Lois was the 3-4 grade teacher at our parish school when I arrived here in 1992. She would not retire before she had taught all my children. I remember being a little worried about my son’s distractedness. She told me “There’s nothing wrong with that boy. He’ll be fine.” She said that they would be talking about something in class, and she could see that she had lost him. Finally, his hand would shoot up and he’d ask about something they had covered 20 minutes prior. The class would collectively groan, but she said he’d required time to think about it. She was right. He was fine.
She was thrilled, I think, that Lauren followed her into the teaching vocation. And when Bekah and Andy adopted Kloe and Emmett, she couldn’t have been more thrilled. She attended their Baptisms and commented to me all the time on Kloe in particular: what a wonderful young lady she had become.
She was like a grandma to all my children’s children. She came to nearly every single family event. And during the horrible days of COVID, she was in our pod. She, Dave, Cindi and I played more games of Liverpool than any of us (except Dave) wanted! Lois always hated hand number four, where she frequently got clobbered. And she didn’t like it when the jokers didn’t come her way! Most Sundays we had brunch at the house, she joined us.
She worked nonstop at our parish. Confirmation banners? That was her specialty. Dinners for funerals? She always had something cooked and helped with serving. Sewing up LWML quilts? I think she’s still got a ton of material in her house. Oh, it never stopped. She seemed to have a PLACE there at St. Paul’s and it’s going to be really wretched to be there without her.
I’ll not forget, either, the horrid day her niece, Rachel, died giving birth. She and Marvin were just leaving when Pr. Burdick called and I had to run out and break that unthinkable news to them. We prayed together and wept together that day.

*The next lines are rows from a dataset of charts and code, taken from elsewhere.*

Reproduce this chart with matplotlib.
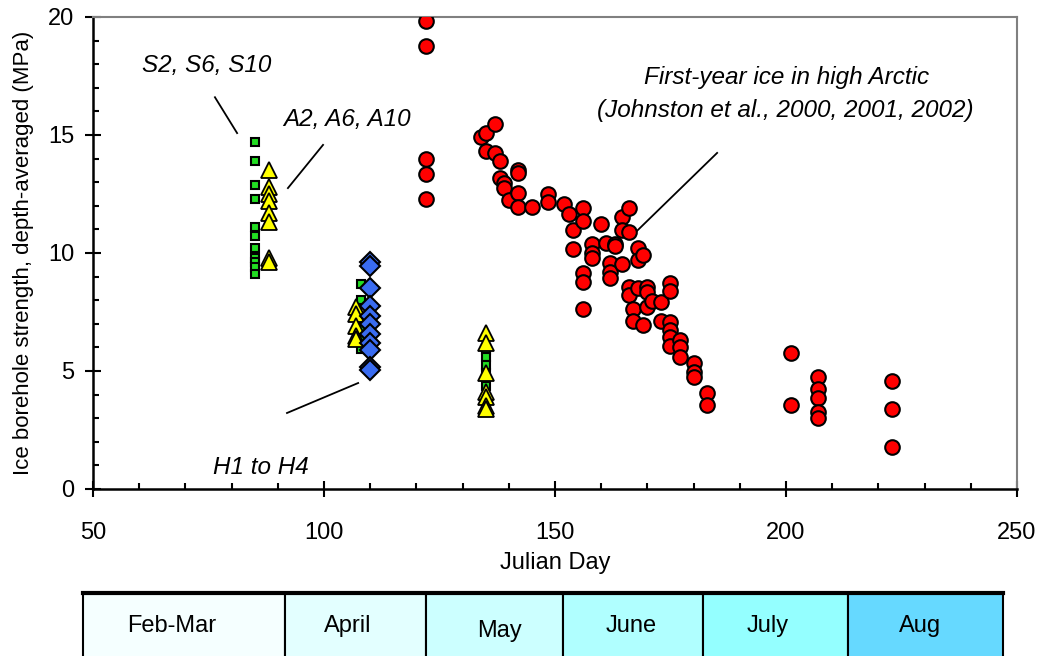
import matplotlib.pyplot as plt
from matplotlib.patches import Rectangle
from matplotlib.ticker import MultipleLocator

plt.rcParams['font.family'] = ['Liberation Sans', 'DejaVu Sans']

# S2, S6, S10 (squares)
s_day = [85] * 11 + [108] * 6 + [135] * 7
s_mpa = [14.7, 13.9, 12.9, 12.3, 11.1, 10.7, 10.2, 9.8, 9.6, 9.4, 9.1,
         8.7, 8.0, 7.2, 6.8, 6.3, 5.95,
         5.9, 5.6, 5.25, 4.9, 4.35, 3.85, 3.5]

# A2, A6, A10 (triangles)
a_day = [88] * 8 + [107] * 5 + [135] * 7
a_mpa = [13.5, 12.8, 12.5, 12.2, 11.7, 11.3, 9.8, 9.6,
         7.7, 7.4, 6.9, 6.5, 6.35,
         6.6, 6.2, 4.9, 4.1, 3.9, 3.5, 3.4]

# H1 to H4 (diamonds)
h_day = [110] * 11
h_mpa = [9.6, 9.45, 8.5, 7.75, 7.35, 7.0, 6.55, 6.2, 5.9, 5.15, 5.05]

# first-year ice, high Arctic
fy_day = [122, 122, 122, 122, 122,
          134, 135, 135, 137, 137, 138, 138, 139, 139, 140,
          142, 142, 142, 142, 145, 148.5, 148.5, 152, 153, 154, 154,
          156, 156, 156, 156, 156, 158, 158, 158, 160, 161,
          162, 162, 162, 163, 163, 164.6, 164.6, 164.6,
          166, 166, 166, 166, 167, 167, 168, 168, 168, 169, 169,
          170, 170, 170, 171, 173, 173,
          175, 175, 175, 175, 175, 175, 177, 177, 177,
          180, 180, 180, 183, 183, 201, 201,
          207, 207, 207, 207, 207, 223, 223, 223]
fy_mpa = [19.85, 18.75, 14.0, 13.35, 12.3,
          14.93, 15.07, 14.33, 15.45, 14.25, 13.91, 13.16, 12.98, 12.74, 12.25,
          13.52, 13.38, 12.56, 11.96, 11.96, 12.49, 12.17, 12.08, 11.65, 10.97, 10.16,
          11.89, 11.37, 9.14, 8.78, 7.63, 10.38, 9.99, 9.78, 11.21, 10.44,
          9.59, 9.21, 8.93, 10.38, 10.3, 11.54, 10.97, 9.52,
          11.89, 10.88, 8.57, 8.22, 7.63, 7.13, 10.2, 9.7, 8.5, 9.92, 6.95,
          8.57, 8.36, 7.73, 7.98, 7.91, 7.13,
          8.72, 8.4, 7.09, 6.74, 6.45, 6.06, 6.31, 6.03, 5.6,
          5.35, 4.97, 4.76, 4.08, 3.56, 5.78, 3.56,
          4.76, 4.22, 3.84, 3.28, 3.0, 4.59, 3.39, 1.77]

months = ['Feb-Mar', 'April', 'May', 'June', 'July', 'Aug']
month_edges = [47.8, 91.6, 122.0, 151.8, 182.0, 213.4, 247.0]
month_colors = ['#f5ffff', '#e3ffff', '#ccffff', '#b0ffff', '#94ffff', '#66d9ff']
# where each month name sits inside its box (x in days, y in strip units)
label_x = [67.1, 105.2, 138.1, 166.5, 196.1, 229.0]
label_y = [0.47, 0.47, 0.40, 0.47, 0.47, 0.47]

fig = plt.figure(figsize=(10.41, 6.56), dpi=100)
ax = fig.add_axes([0.0893, 0.2546, 0.8876, 0.7195])

ax.plot(fy_day, fy_mpa, 'o', color='red', markeredgecolor='black',
        markeredgewidth=1.5, markersize=10.5, zorder=3)
ax.plot(s_day, s_mpa, 's', color='#22dd22', markeredgecolor='black',
        markeredgewidth=1.5, markersize=6, zorder=3)
ax.plot(a_day, a_mpa, '^', color='yellow', markeredgecolor='black',
        markeredgewidth=1.3, markersize=11, zorder=4)
ax.plot(h_day, h_mpa, 'D', color='#3a6cf0', markeredgecolor='black',
        markeredgewidth=1.5, markersize=10.5, zorder=5)

ax.set_xlim(50, 250)
ax.set_ylim(0, 20)
ax.xaxis.set_major_locator(MultipleLocator(50))
ax.xaxis.set_minor_locator(MultipleLocator(10))
ax.yaxis.set_major_locator(MultipleLocator(5))
ax.yaxis.set_minor_locator(MultipleLocator(1))
ax.tick_params(which='major', direction='inout', length=11, width=1.5,
               labelsize=17)
ax.tick_params(axis='x', which='major', pad=18)
ax.tick_params(axis='y', which='major', pad=8)
ax.tick_params(which='minor', direction='in', length=4.5, width=1.5)
ax.spines['left'].set_linewidth(1.8)
ax.spines['bottom'].set_linewidth(1.8)
for side in ['top', 'right']:
    ax.spines[side].set_color('#808080')
    ax.spines[side].set_linewidth(1.5)

ax.set_xlabel('Julian Day', fontsize=17, labelpad=6)
ax.set_ylabel('Ice borehole strength, depth-averaged (MPa)', fontsize=16,
              labelpad=10)

# labels and leader lines
ax.text(74.7, 17.95, 'S2, S6, S10', fontsize=17.5, style='italic', ha='center', va='center')
ax.plot([76.4, 81.2], [16.6, 15.08], color='black', lw=1.3)
ax.text(105, 15.65, 'A2, A6, A10', fontsize=17.5, style='italic', ha='center', va='center')
ax.plot([99.8, 92.2], [14.58, 12.75], color='black', lw=1.3)
ax.text(86.4, 0.9, 'H1 to H4', fontsize=17.5, style='italic', ha='center', va='center')
ax.plot([92, 107.4], [3.22, 4.49], color='black', lw=1.3)
ax.text(200.2, 17.45, 'First-year ice in high Arctic', fontsize=17.5, style='italic',
        ha='center', va='center')
ax.text(199.8, 16.05, '(Johnston et al., 2000, 2001, 2002)', fontsize=17.5,
        style='italic', ha='center', va='center')
ax.plot([185.1, 166.2], [14.24, 10.64], color='black', lw=1.3)

# month strip under the axis
ax2 = fig.add_axes([0.0893, 0.0, 0.8876, 0.0991])
for lo, hi, c in zip(month_edges[:-1], month_edges[1:], month_colors):
    ax2.add_patch(Rectangle((lo, -1), hi - lo, 2, facecolor=c,
                            edgecolor='black', lw=1.5, clip_on=False))
for name, x, y in zip(months, label_x, label_y):
    ax2.text(x, y, name, fontsize=17, ha='center', va='center')
ax2.plot([month_edges[0], month_edges[-1]], [1, 1], color='black', lw=3,
         clip_on=False)
ax2.set_xlim(50, 250)
ax2.set_ylim(0, 1.03)
ax2.axis('off')

fig.savefig('out.png', dpi=100)
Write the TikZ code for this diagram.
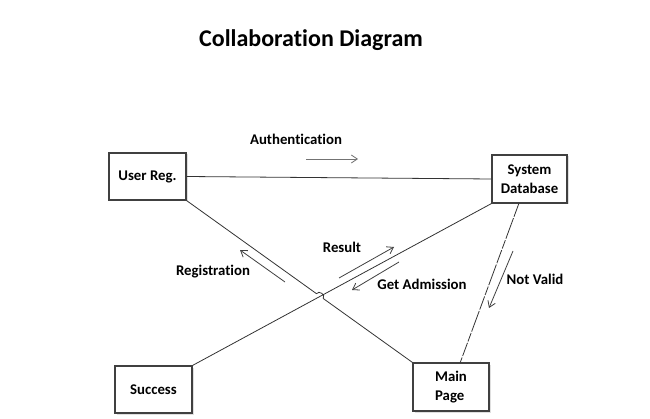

She was so proud of her two boys, and she had every right to be. They both flew into town and spent all her final hours with her. She was blessed not only in David and Jonathan, but in Maggie and Sanna, and the very joy of her life, her grandchildren: Charles, Anya, and Eric. She was proud of Charles sticking up for Lutheranism at his Catholic High School, and then when he went to Notre Dame, she wore a shirt with their logo and made it up for some of the games. She could tell you all about Anya’s not taking nonsense from anyone in soccer, and about Eric’s brilliant and inquisitive mind. All three of the grandchildren inherited MORE than their fair share of smarts from their ridiculously talented parents, and she was so, so proud of them. And she delighted in the way her boys constantly teased each other: Jonathan sending David pictures of snakes and David sending Jonathan pictures of spiders. And how many times did she quote her mother-in-law to us? “I’m just sitting here so you all can have a game.”